Dr. Alison Stuebe, a maternal-fetal medicine physician and medical director of lactation services at University of North Carolina Health Care, tells HuffPost about findings on the link between breastfeeding issues and depression and anxiety in a new mom. “Women who breastfeed for shorter periods of time tend to have more depression, but whether the depression causes the weaning or the weaning contributes to the depression ― or something causes both ― is really hard to disentangle,” she explains.

However, it’s becoming clear that the way healthcare professionals talk to moms matters. “I think this is part of a bigger problem, which is the way that we communicate with mothers about their health and well-being,” Stuebe explains. “We have a tendency to talk in terms of ‘should’ and ‘must’ and telling women what to do, instead of saying, ‘This is complicated, and there are tradeoffs every minute of every day in parenting.’”

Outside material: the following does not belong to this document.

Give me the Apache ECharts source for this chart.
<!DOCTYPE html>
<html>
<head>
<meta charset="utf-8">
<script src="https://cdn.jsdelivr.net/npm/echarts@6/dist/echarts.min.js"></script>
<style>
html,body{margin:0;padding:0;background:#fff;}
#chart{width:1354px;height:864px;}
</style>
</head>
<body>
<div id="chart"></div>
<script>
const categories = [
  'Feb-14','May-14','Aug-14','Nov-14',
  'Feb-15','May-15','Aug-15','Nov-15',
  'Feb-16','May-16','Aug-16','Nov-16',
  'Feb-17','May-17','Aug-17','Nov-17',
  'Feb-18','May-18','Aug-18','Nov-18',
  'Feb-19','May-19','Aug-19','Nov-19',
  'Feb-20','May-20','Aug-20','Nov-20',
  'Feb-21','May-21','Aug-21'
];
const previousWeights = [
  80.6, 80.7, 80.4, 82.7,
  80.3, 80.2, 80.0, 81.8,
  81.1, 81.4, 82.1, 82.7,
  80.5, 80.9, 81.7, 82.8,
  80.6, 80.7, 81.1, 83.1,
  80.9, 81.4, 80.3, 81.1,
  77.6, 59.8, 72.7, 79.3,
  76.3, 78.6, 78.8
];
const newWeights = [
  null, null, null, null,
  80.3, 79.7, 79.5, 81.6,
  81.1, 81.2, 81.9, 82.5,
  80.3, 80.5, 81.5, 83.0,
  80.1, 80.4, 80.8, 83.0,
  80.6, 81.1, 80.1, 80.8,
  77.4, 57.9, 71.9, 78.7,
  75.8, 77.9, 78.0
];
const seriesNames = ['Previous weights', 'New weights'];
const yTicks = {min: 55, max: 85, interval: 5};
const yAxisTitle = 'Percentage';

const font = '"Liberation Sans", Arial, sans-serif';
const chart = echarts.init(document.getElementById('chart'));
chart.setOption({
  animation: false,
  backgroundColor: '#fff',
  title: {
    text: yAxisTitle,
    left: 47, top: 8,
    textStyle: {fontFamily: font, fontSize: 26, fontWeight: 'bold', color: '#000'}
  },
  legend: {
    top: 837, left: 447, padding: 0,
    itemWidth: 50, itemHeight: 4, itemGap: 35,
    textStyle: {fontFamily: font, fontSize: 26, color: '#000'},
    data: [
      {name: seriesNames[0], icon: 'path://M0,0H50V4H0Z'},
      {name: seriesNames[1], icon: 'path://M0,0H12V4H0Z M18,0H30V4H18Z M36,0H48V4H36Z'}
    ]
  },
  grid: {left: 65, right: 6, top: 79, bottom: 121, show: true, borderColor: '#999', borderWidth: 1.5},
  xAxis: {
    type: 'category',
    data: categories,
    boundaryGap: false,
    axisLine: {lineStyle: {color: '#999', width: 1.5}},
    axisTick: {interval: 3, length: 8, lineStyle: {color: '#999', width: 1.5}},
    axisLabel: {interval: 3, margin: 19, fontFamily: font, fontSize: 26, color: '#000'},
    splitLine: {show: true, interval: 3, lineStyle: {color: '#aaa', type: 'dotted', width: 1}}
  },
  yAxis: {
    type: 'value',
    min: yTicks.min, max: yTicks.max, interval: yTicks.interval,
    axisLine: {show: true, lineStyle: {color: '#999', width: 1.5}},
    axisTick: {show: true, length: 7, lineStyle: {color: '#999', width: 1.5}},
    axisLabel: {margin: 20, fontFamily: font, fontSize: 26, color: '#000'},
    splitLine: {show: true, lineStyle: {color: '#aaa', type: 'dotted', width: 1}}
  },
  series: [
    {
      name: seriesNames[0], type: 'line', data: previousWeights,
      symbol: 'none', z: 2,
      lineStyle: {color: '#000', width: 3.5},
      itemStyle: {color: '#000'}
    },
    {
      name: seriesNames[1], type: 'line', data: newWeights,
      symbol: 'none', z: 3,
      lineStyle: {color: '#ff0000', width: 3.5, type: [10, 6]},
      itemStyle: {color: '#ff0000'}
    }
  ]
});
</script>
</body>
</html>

“To bludgeon people and say, ‘This is the right thing to do, and you must do this,’” she says, “does not solve the problem.”

Can we get an amen?

After an incredibly traumatic c-section and subsequent ovarian surgery for which I was put under anesthesia, I was feeling all kinds of inadequate as a new mother. I missed my child’s first six hours of life because I was asleep and then in recovery. I immediately worried about our ability to bond and since she was three weeks early and very sleepy, nursing was a struggle from the start. I began to pump exclusively when she wasn’t figuring out how to latch, and the amount of time I spent attached to the pump combined with my sadness that I was missing out on all that magical breastfeeding bonding that had been promised by countless books and my own OBGYN caused me to doubt my abilities as a mom. I dealt with pretty serious postpartum depression and anxiety throughout most of her first year and looking back, my terrible experience with breastfeeding and total lack of support or concern from anyone for my mental health was at the center of it.

Basically, what I could’ve used instead of my daughter’s pediatrician, the hospital’s lactation consultant, and my OB insisting I not give up on breastfeeding was someone taking my own health and well-being into account.

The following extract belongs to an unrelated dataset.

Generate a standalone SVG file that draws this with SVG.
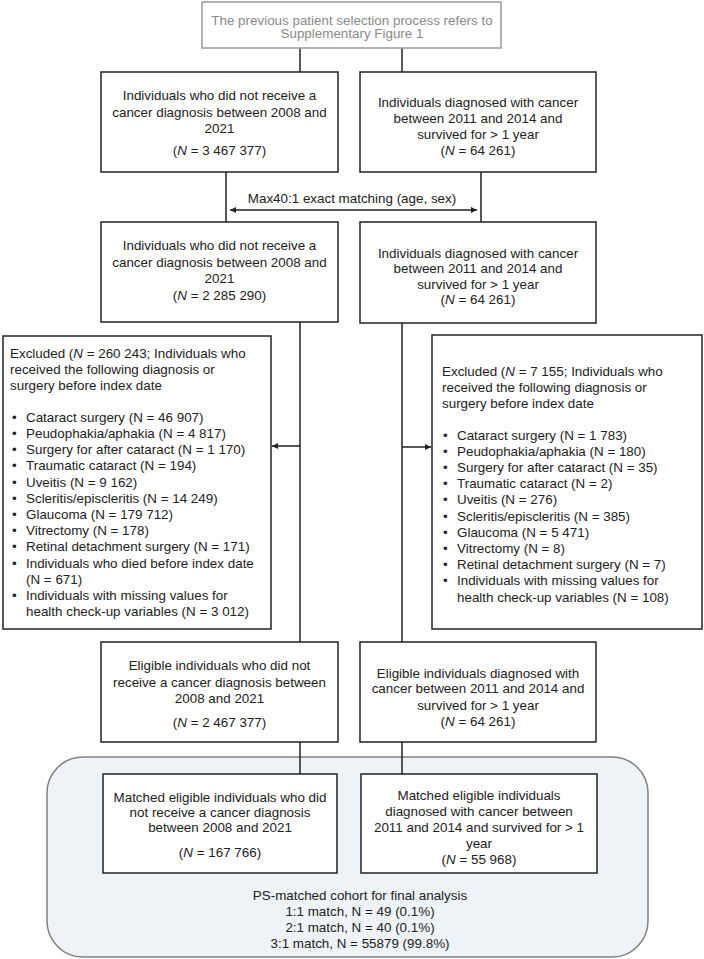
<svg xmlns="http://www.w3.org/2000/svg" width="704" height="959" viewBox="0 0 704 959">
<defs>
<style>
text{font-family:"Liberation Sans",Arial,sans-serif;font-size:13.4px;fill:#222}
.c{text-anchor:middle}
.g{fill:#8a8a8a}
.box{fill:#fff;stroke:#222;stroke-width:1.5}
.line{fill:none;stroke:#222;stroke-width:1.5}
.i{font-style:italic}
</style>
<marker id="ah" viewBox="0 0 10 10" refX="10" refY="5" markerWidth="6" markerHeight="6" orient="auto-start-reverse" markerUnits="userSpaceOnUse">
<path d="M0,0 L10,5 L0,10 z" fill="#222"/>
</marker>
</defs>
<rect width="704" height="959" fill="#fff"/>

<g id="container">
<rect x="47" y="757" width="601" height="200" rx="36" ry="36" fill="#eef3f8" stroke="#808080" stroke-width="1.5"/>
<text class="c" x="360" y="900">PS-matched cohort for final analysis</text>
<text class="c" x="360" y="915.5">1:1 match, N = 49 (0.1%)</text>
<text class="c" x="360" y="931.5">2:1 match, N = 40 (0.1%)</text>
<text class="c" x="360" y="948">3:1 match, N = 55879 (99.8%)</text>
</g>

<g id="connectors">
<path class="line" d="M300,48 V72 M402,48 V72"/>
<path class="line" d="M226,172 V222 M481,172 V222"/>
<path class="line" d="M230,210 H477" marker-start="url(#ah)" marker-end="url(#ah)"/>
<path class="line" d="M300,322 V642 M402,323 V642"/>
<path class="line" d="M300,446 H272" marker-end="url(#ah)"/>
<path class="line" d="M402,447 H431" marker-end="url(#ah)"/>
<path class="line" d="M300,742 V774 M402,742 V774"/>
<text class="c" x="352" y="202.5">Max40:1 exact matching (age, sex)</text>
</g>

<g id="top">
<rect x="202" y="2" width="299" height="46" fill="#fff" stroke="#9a9a9a" stroke-width="1.5"/>
<text class="c g" x="352" y="24.5">The previous patient selection process refers to</text>
<text class="c g" x="352" y="38">Supplementary  Figure 1</text>
</g>

<g id="a1">
<rect class="box" x="101" y="72" width="237" height="100"/>
<text class="c" x="219.5" y="100">Individuals  who did not receive a</text>
<text class="c" x="219.5" y="117">cancer diagnosis between 2008 and</text>
<text class="c" x="219.5" y="133">2021</text>
<text class="c" x="219.5" y="155">(<tspan class="i">N</tspan> = 3 467 377)</text>
</g>

<g id="b1">
<rect class="box" x="360" y="72" width="236" height="100"/>
<text class="c" x="478" y="107">Individuals  diagnosed with cancer</text>
<text class="c" x="478" y="123">between 2011 and 2014 and</text>
<text class="c" x="478" y="139">survived for &gt; 1 year</text>
<text class="c" x="478" y="155">(<tspan class="i">N</tspan> = 64 261)</text>
</g>

<g id="a2">
<rect class="box" x="101" y="222" width="237" height="100"/>
<text class="c" x="219.5" y="250">Individuals  who did not receive a</text>
<text class="c" x="219.5" y="267">cancer diagnosis between 2008 and</text>
<text class="c" x="219.5" y="283">2021</text>
<text class="c" x="219.5" y="300">(<tspan class="i">N</tspan> = 2 285 290)</text>
</g>

<g id="b2">
<rect class="box" x="360" y="222" width="236" height="101"/>
<text class="c" x="478" y="257.5">Individuals  diagnosed with cancer</text>
<text class="c" x="478" y="273">between 2011 and 2014 and</text>
<text class="c" x="478" y="289">survived for &gt; 1 year</text>
<text class="c" x="478" y="304">(<tspan class="i">N</tspan> = 64 261)</text>
</g>

<g id="excl-left">
<rect class="box" x="3" y="336" width="268" height="293"/>
<text x="10" y="357.5">Excluded (<tspan class="i">N</tspan> = 260 243; Individuals  who</text>
<text x="10" y="374">received the following diagnosis or</text>
<text x="10" y="390">surgery before index date</text>
<g>
<text x="12" y="421.8">•</text><text x="26" y="421.8">Cataract surgery (N = 46 907)</text>
<text x="12" y="438">•</text><text x="26" y="438">Peudophakia/aphakia (N = 4 817)</text>
<text x="12" y="454.2">•</text><text x="26" y="454.2">Surgery for after cataract (N = 1 170)</text>
<text x="12" y="470.4">•</text><text x="26" y="470.4">Traumatic cataract (N = 194)</text>
<text x="12" y="486.6">•</text><text x="26" y="486.6">Uveitis (N = 9 162)</text>
<text x="12" y="502.8">•</text><text x="26" y="502.8">Scleritis/episcleritis (N = 14 249)</text>
<text x="12" y="519">•</text><text x="26" y="519">Glaucoma (N = 179 712)</text>
<text x="12" y="535.2">•</text><text x="26" y="535.2">Vitrectomy (N = 178)</text>
<text x="12" y="551.4">•</text><text x="26" y="551.4">Retinal detachment surgery (N = 171)</text>
<text x="12" y="567.6">•</text><text x="26" y="567.6">Individuals  who died before index date</text>
<text x="26" y="583.8">(N = 671)</text>
<text x="12" y="600">•</text><text x="26" y="600">Individuals  with missing values for</text>
<text x="26" y="616.2">health check-up variables (N = 3 012)</text>
</g>
</g>

<g id="excl-right">
<rect class="box" x="432" y="335" width="270" height="294"/>
<text x="442" y="375.5">Excluded (<tspan class="i">N</tspan> = 7 155; Individuals  who</text>
<text x="442" y="391.5">received the following diagnosis or</text>
<text x="442" y="407.5">surgery before index date</text>
<g>
<text x="443" y="439.5">•</text><text x="457" y="439.5">Cataract surgery (N = 1 783)</text>
<text x="443" y="455.7">•</text><text x="457" y="455.7">Peudophakia/aphakia (N = 180)</text>
<text x="443" y="471.9">•</text><text x="457" y="471.9">Surgery for after cataract (N = 35)</text>
<text x="443" y="488.1">•</text><text x="457" y="488.1">Traumatic cataract (N = 2)</text>
<text x="443" y="504.3">•</text><text x="457" y="504.3">Uveitis (N = 276)</text>
<text x="443" y="520.5">•</text><text x="457" y="520.5">Scleritis/episcleritis (N = 385)</text>
<text x="443" y="536.7">•</text><text x="457" y="536.7">Glaucoma (N = 5 471)</text>
<text x="443" y="552.9">•</text><text x="457" y="552.9">Vitrectomy (N = 8)</text>
<text x="443" y="569.1">•</text><text x="457" y="569.1">Retinal detachment surgery (N = 7)</text>
<text x="443" y="585.3">•</text><text x="457" y="585.3">Individuals  with missing values for</text>
<text x="457" y="601.5">health check-up variables (N = 108)</text>
</g>
</g>

<g id="a3">
<rect class="box" x="101" y="642" width="237" height="100"/>
<text class="c" x="219.5" y="670">Eligible individuals who did not</text>
<text class="c" x="219.5" y="687">receive a cancer diagnosis between</text>
<text class="c" x="219.5" y="703">2008 and 2021</text>
<text class="c" x="219.5" y="727">(<tspan class="i">N</tspan> = 2 467 377)</text>
</g>

<g id="b3">
<rect class="box" x="360" y="642" width="236" height="100"/>
<text class="c" x="478" y="677.5">Eligible individuals diagnosed with</text>
<text class="c" x="478" y="693">cancer between 2011 and 2014 and</text>
<text class="c" x="478" y="710">survived for &gt; 1 year</text>
<text class="c" x="478" y="725.5">(<tspan class="i">N</tspan> = 64 261)</text>
</g>

<g id="a4">
<rect class="box" x="103" y="774" width="234" height="99"/>
<text class="c" x="220" y="801.5">Matched eligible individuals who did</text>
<text class="c" x="220" y="816.5">not receive a cancer diagnosis</text>
<text class="c" x="220" y="832">between 2008 and 2021</text>
<text class="c" x="220" y="856.5">(<tspan class="i">N</tspan> = 167 766)</text>
</g>

<g id="b4">
<rect class="box" x="361" y="774" width="236" height="99"/>
<text class="c" x="479" y="800">Matched eligible individuals</text>
<text class="c" x="479" y="815.5">diagnosed with cancer between</text>
<text class="c" x="479" y="832">2011 and 2014 and survived for &gt; 1</text>
<text class="c" x="479" y="848">year</text>
<text class="c" x="479" y="864">(<tspan class="i">N</tspan> = 55 968)</text>
</g>
</svg>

“It is not possible for health care providers to be aware of all the factors that play a role in forming a woman’s infant feeding intentions,” the authors of the article write, “but so long as a woman is provided appropriate education to make informed decisions, clinicians must trust that a woman will choose to do what is best, even if the woman’s definition of best is different than that of the health care provider.”

In other words, it would’ve gone a long way toward helping me if I had simply been given all the info and none of the insistence that I was going to fail my child if I turned to formula instead of nursing.

Breast may be “best” clinically, but what’s “best” overall for a new mom, her infant, and her family may mean some (or all) formula. At the end of the day, a lot goes into the care and keeping of a baby, and a happy mom who isn’t feeling pressure from all sides to do something “natural” that may feel anything but is an excellent start.